Helping businesses stay afloat by cutting red tape and regulatory barriers is even more urgent now thanks to the pandemic, said Senior Minister of State for Foreign Affairs and Transport Chee Hong Tat.
Mr Chee told an online discussion: "Even before Covid-19, the need to transform our economy to look for new ways of helping businesses reduce regulatory barriers, lower our regulatory costs, and to support new business models and new ways of doing things (was) relevant and valid.
"But with Covid-19, the impetus to do that has become even more significant and even more urgent, because we are now at a stage where we have to transform and we have to change in order to survive the crisis and to emerge stronger subsequently."
He added that actions taken before the pandemic have also ended up being beneficial to firms, such as the shift from hard copy forms to digital filing and allowing companies to offer services online.
"Look for different innovative ways of regulating that can be more effective (in) achieving the same outcomes of safety and consumer protection while allowing businesses to have lower regulatory barriers and... licensing costs."
By removing redundant steps and overlapping licences and making good use of technology, cost savings can be passed down to firms and consumers, he noted.

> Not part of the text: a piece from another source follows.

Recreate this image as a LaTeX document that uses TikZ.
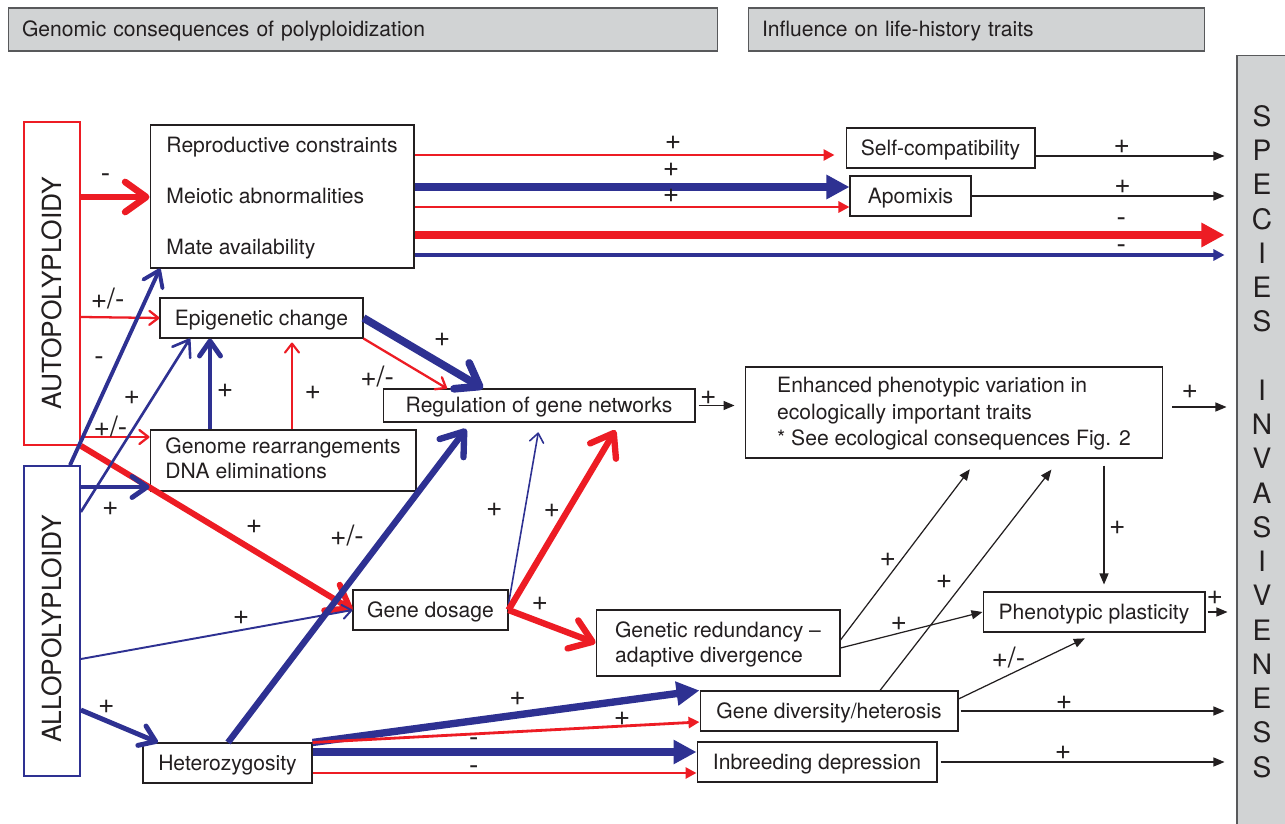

The Government also has to take risks in tweaking rules to support new business ideas, even if companies do not have a track record yet, said Mr Chee yesterday.
He was speaking at a dialogue with businesses and members of the Pro-Enterprise Panel, a private-public platform under the Ministry of Trade and Industry that comprises business leaders and senior government officials working towards reducing the regulatory burden on companies.
"If we are refusing to take that step forward and wanting to play 100 per cent safe, and not venture out of our comfort zone, then actually there's no way to do this."
He also noted that the Government has to be comfortable dealing with uncertainty, since the pace of change in the world has picked up.
"This is where I think we need to accelerate the reviews and find ways in which we can get feedback more quickly and be prepared to make some adjustments, including in areas where we have not tried, (such as) new business ideas, new sectors."
Ms Low Yen Ling, the recently appointed Minister of State for Trade and Industry, and Culture, Community and Youth, told the event that agencies also have to take a more enterprise-centric approach to see how rules can be interpreted and then adhered to by companies.
"We also need to see how we can innovate our agencies... so that we can better support new business models and also new technology."
The panel is partnering the Fair Tenancy Framework Industry Committee, which was formed in April to address issues between landlords and tenants, especially during this crisis.
The committee is made up of representatives from organisations such as the Singapore Business Federation Committee, Association of Small and Medium Enterprises and the Singapore Retailers Association.
The panel and committee will set up clinics for tenants to clarify their concerns.